Determine how many lines contain the string "matplotlib", then reply with that figure only.

Recorded information:
-------
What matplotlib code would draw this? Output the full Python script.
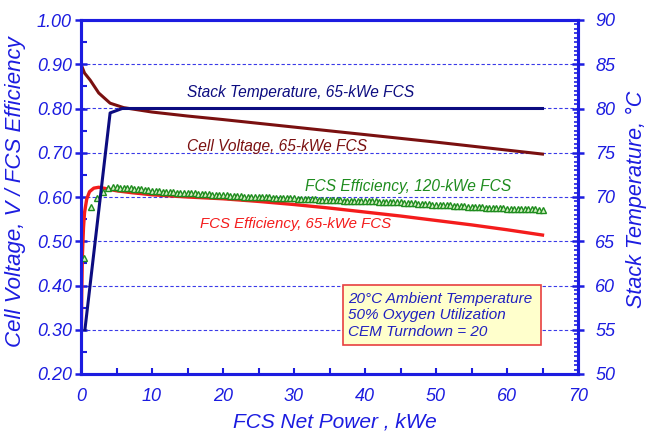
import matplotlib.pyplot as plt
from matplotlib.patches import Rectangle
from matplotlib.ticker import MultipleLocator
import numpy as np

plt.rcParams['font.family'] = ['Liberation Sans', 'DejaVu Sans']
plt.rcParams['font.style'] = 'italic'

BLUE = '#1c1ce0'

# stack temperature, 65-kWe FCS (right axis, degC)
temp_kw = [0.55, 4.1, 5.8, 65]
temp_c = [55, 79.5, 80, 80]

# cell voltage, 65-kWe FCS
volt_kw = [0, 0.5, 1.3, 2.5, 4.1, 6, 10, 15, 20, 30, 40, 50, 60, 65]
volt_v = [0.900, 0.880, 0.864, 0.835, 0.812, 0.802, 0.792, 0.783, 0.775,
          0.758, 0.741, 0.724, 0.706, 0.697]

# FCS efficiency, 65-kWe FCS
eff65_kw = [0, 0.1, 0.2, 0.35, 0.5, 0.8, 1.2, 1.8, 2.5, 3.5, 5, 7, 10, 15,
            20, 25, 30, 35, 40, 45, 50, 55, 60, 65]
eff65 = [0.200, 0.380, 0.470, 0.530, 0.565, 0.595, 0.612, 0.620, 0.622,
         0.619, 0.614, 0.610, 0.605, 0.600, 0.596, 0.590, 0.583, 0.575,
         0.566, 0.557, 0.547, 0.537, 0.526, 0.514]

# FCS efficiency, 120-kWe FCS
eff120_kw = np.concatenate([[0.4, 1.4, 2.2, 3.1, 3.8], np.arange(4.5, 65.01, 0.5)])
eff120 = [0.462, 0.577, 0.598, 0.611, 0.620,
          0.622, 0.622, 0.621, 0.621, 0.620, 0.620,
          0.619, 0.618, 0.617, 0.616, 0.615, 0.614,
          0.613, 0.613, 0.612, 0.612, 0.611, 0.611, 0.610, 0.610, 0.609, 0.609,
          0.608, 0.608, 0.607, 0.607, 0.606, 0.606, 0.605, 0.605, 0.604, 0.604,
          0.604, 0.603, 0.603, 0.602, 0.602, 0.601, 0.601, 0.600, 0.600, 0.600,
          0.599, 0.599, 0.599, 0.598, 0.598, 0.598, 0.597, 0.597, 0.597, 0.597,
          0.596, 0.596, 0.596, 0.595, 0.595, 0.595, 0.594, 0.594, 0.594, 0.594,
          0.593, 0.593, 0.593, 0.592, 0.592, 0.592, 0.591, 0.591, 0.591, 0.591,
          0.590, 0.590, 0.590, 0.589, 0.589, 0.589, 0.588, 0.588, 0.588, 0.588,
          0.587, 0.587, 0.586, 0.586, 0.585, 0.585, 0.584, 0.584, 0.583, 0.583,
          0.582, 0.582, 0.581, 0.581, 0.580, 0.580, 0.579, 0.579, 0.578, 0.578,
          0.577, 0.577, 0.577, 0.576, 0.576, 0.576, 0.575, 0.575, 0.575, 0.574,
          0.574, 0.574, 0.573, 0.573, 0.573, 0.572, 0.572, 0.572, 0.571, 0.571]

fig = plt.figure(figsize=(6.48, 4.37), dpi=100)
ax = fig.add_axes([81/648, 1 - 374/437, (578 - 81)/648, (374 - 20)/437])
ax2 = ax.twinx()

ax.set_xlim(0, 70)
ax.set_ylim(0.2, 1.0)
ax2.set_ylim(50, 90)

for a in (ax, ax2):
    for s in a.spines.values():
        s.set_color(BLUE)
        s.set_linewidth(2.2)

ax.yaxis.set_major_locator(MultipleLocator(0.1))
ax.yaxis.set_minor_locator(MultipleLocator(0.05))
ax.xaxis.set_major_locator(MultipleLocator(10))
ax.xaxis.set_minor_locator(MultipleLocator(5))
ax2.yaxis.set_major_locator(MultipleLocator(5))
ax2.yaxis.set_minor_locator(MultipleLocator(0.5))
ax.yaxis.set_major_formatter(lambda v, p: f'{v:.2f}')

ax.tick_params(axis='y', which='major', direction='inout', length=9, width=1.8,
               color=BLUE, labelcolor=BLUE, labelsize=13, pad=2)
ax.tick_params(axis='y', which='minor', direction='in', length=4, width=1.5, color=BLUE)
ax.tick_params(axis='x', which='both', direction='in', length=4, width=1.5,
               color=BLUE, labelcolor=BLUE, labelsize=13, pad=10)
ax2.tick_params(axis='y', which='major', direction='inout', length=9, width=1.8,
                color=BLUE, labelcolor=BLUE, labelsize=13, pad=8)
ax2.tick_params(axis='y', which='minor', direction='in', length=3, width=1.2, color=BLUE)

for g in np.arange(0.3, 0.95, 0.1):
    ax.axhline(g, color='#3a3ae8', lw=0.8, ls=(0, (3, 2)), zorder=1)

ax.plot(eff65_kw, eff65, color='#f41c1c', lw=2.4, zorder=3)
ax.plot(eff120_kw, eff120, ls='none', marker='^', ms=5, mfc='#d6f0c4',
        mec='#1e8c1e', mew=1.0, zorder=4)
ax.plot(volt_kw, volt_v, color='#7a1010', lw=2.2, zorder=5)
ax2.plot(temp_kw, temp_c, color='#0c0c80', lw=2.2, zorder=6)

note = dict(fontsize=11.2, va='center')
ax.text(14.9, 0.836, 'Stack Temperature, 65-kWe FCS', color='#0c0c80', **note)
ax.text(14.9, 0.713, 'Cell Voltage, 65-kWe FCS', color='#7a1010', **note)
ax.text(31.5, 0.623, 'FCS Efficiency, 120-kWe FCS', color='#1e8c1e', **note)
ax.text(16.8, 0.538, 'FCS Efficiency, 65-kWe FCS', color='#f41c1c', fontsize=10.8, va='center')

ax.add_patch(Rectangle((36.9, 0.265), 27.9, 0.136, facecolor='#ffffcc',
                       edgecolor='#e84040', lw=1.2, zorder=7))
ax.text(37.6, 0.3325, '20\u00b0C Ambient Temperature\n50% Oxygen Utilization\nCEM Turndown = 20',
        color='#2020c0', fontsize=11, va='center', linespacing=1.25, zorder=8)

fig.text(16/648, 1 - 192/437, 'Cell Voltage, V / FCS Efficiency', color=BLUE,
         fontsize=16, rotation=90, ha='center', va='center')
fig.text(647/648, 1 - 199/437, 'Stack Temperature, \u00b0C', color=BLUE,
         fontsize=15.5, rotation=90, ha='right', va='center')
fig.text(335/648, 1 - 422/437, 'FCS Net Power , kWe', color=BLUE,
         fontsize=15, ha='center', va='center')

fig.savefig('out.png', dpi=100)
-------
Written solution:
4